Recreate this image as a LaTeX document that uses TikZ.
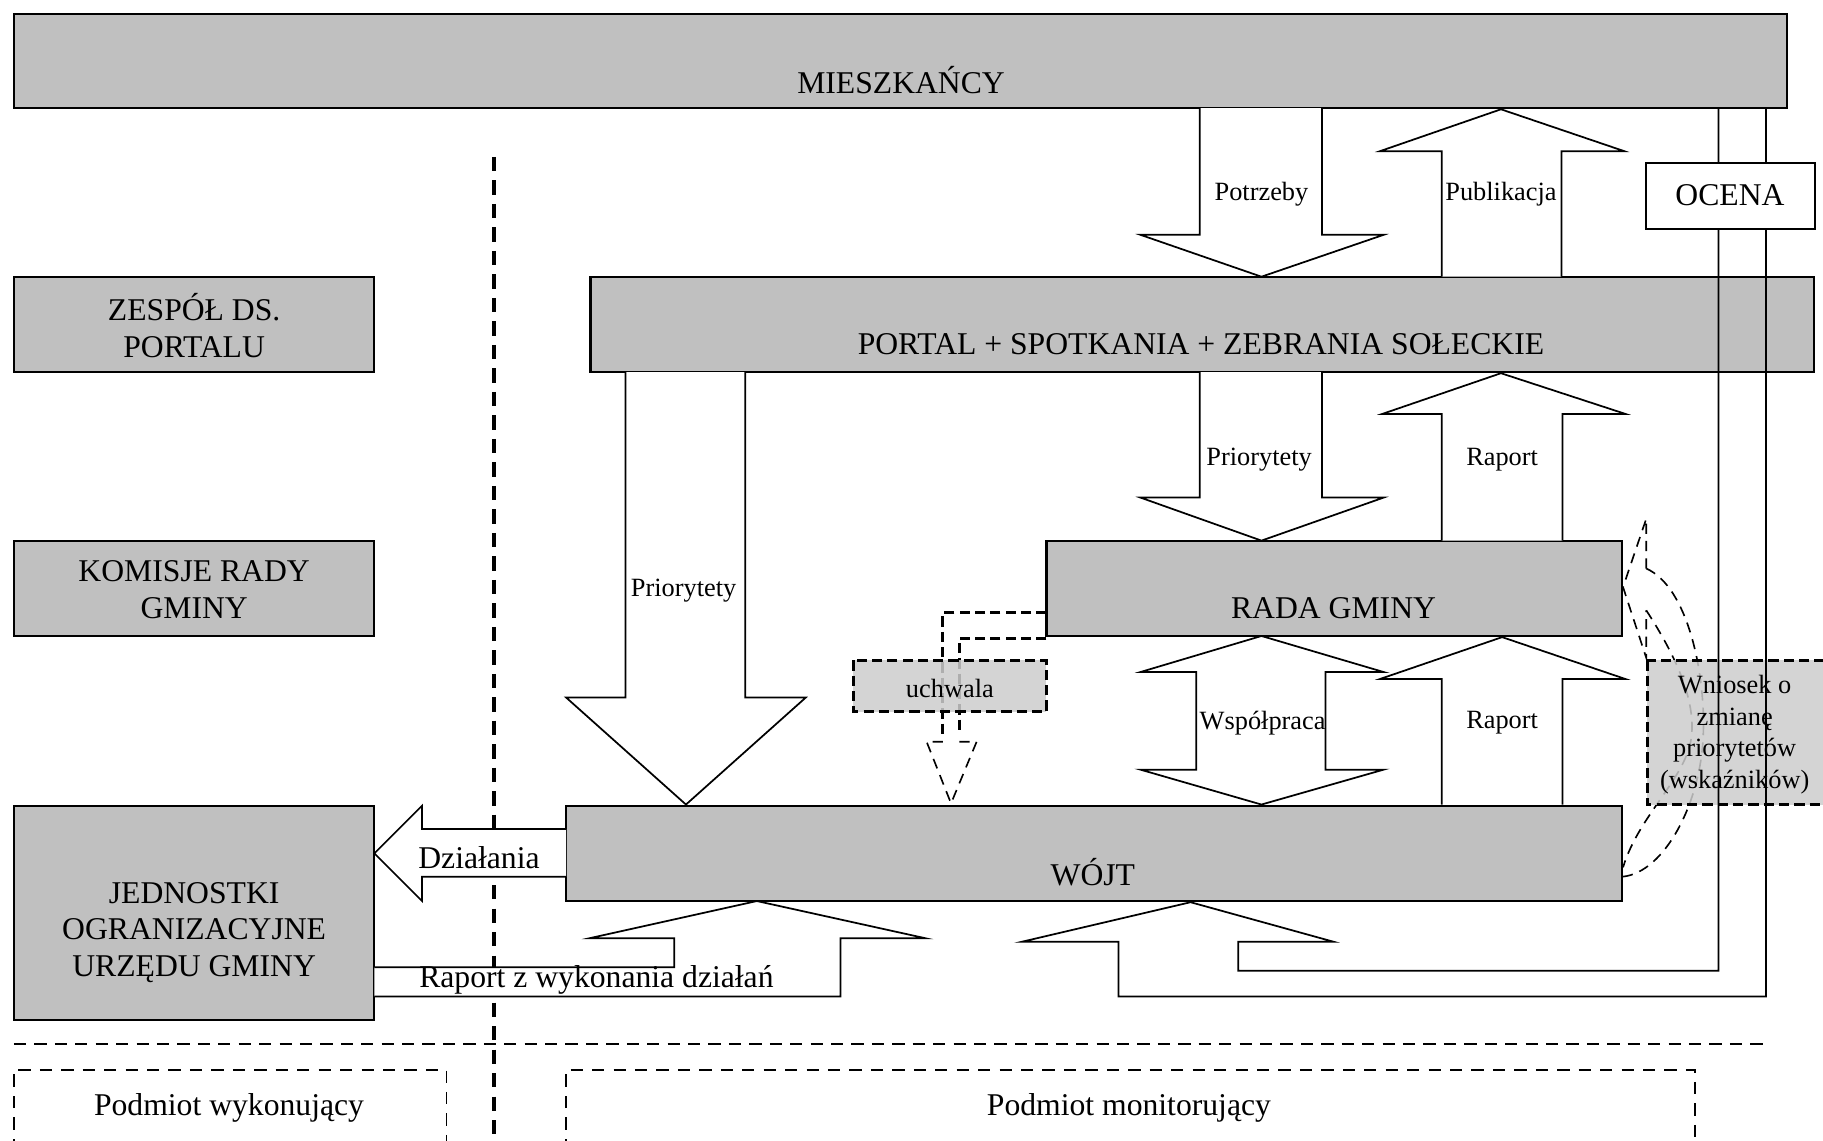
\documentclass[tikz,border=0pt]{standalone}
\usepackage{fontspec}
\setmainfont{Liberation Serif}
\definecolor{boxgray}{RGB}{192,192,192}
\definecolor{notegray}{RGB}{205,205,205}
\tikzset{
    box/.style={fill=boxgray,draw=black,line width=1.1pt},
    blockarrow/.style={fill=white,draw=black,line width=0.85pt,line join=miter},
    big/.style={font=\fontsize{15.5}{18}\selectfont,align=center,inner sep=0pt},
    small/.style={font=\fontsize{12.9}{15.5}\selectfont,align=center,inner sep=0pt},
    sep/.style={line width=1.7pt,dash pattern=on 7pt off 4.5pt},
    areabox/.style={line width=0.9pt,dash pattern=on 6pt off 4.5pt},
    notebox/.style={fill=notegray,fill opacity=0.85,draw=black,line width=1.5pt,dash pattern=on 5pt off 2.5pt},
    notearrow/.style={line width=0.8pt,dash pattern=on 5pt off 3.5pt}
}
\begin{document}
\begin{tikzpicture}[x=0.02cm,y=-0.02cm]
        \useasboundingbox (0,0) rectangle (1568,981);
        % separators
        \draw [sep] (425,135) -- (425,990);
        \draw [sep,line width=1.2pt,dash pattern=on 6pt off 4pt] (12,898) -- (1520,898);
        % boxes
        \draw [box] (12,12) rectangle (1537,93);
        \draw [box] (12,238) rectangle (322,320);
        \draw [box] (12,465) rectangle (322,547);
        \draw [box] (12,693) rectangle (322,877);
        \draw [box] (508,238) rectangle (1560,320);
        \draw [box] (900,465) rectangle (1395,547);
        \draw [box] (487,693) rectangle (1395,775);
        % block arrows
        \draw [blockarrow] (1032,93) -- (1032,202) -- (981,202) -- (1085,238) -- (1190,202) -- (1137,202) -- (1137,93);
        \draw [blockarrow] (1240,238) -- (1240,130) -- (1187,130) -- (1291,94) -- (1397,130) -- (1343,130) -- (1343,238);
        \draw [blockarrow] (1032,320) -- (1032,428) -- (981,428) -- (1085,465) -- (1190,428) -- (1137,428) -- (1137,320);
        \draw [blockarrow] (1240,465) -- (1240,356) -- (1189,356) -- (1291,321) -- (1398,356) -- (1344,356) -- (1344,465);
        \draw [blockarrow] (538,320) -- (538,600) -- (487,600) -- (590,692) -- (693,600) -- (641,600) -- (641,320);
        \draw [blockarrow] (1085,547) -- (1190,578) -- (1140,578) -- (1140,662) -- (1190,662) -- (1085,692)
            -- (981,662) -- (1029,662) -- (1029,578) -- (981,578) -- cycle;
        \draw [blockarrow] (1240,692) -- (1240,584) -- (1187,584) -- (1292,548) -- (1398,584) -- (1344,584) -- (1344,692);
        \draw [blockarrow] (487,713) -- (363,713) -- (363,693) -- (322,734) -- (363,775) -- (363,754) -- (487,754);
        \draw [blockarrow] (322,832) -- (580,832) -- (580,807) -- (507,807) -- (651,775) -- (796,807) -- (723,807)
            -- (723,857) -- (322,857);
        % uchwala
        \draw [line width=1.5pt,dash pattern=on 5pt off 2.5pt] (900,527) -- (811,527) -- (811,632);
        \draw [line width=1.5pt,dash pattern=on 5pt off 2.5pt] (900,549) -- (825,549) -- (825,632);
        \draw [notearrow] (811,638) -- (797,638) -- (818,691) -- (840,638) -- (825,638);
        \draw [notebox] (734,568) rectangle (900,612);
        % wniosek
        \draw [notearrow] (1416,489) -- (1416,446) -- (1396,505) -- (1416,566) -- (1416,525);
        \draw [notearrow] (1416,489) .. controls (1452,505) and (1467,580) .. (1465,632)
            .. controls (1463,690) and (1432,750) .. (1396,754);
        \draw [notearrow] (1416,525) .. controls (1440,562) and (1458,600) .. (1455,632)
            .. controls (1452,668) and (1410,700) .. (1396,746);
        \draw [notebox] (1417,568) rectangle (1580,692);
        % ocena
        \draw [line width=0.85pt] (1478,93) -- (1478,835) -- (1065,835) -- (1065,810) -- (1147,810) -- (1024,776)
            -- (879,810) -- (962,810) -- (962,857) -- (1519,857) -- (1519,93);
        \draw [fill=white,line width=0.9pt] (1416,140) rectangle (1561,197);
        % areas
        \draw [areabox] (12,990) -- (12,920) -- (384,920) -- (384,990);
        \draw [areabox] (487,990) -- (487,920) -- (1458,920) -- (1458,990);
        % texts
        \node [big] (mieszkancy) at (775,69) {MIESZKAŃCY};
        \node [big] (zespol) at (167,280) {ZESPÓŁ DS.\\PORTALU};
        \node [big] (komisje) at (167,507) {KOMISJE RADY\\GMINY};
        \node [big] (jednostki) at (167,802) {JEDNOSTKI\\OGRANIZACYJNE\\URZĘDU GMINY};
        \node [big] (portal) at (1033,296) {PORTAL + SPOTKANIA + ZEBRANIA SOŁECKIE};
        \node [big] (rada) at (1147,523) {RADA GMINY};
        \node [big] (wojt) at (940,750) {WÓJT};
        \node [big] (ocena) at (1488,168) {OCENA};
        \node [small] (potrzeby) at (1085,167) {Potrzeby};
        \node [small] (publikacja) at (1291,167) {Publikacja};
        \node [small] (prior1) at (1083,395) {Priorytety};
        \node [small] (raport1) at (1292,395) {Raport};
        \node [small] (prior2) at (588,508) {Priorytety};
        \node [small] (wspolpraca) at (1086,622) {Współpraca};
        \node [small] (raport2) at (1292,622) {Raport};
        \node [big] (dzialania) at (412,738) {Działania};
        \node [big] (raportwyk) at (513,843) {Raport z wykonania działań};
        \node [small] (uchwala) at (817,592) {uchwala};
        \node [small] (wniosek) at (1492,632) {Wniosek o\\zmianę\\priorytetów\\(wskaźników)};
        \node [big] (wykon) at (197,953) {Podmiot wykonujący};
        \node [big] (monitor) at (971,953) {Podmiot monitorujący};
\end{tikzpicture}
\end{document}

= = = =

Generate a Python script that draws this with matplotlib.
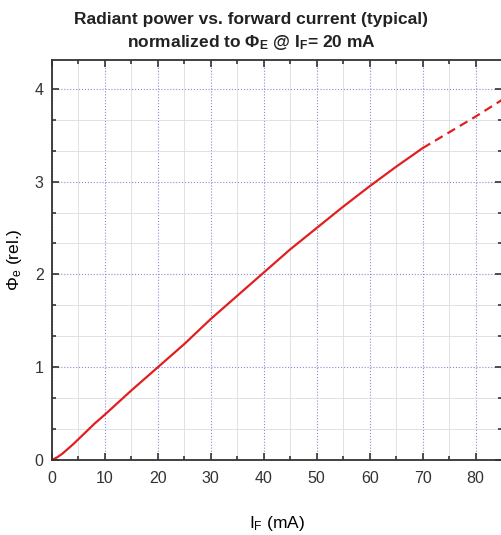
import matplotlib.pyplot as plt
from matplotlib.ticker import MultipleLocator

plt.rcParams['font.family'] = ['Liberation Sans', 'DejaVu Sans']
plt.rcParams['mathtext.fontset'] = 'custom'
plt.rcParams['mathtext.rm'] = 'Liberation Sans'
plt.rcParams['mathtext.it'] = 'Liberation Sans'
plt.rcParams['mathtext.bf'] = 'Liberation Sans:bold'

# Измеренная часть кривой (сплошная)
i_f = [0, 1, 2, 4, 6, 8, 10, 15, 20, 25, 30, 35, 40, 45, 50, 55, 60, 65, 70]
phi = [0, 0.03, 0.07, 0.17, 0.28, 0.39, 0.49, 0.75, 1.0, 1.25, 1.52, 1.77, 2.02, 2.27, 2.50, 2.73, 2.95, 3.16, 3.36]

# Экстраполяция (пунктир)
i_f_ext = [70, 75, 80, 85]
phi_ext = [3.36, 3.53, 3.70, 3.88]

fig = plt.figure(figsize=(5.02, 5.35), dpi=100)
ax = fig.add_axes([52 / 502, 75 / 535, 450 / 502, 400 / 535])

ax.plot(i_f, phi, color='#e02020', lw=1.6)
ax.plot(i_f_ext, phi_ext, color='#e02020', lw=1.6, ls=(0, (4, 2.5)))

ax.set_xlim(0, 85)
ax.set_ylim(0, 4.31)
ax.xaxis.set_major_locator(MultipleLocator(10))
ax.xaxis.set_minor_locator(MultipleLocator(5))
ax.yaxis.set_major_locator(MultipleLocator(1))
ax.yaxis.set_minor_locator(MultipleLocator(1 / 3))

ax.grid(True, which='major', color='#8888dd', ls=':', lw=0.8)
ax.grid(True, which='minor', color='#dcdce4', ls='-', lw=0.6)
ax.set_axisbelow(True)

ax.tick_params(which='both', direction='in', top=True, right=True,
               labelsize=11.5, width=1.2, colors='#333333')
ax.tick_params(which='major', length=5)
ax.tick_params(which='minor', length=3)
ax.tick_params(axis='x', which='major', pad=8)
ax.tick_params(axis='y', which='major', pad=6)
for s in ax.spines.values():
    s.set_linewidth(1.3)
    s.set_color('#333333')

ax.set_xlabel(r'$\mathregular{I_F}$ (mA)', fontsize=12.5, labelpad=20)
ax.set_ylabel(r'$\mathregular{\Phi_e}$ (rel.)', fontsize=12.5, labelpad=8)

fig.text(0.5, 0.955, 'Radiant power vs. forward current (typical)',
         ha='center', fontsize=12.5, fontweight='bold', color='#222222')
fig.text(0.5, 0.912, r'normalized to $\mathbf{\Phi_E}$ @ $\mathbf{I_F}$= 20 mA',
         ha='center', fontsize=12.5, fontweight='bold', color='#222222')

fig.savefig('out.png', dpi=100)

= = = =

→ SHORT PROBLEM
Could you quote, word for word, only the lines from the one containing "Generate a Python" through the one containing "from matplotlib.ticker import MultipleLocator", both included, and leave out any pictures?

→ ANSWER TO THE TASK
Generate a Python script that draws this with matplotlib.
import matplotlib.pyplot as plt
from matplotlib.ticker import MultipleLocator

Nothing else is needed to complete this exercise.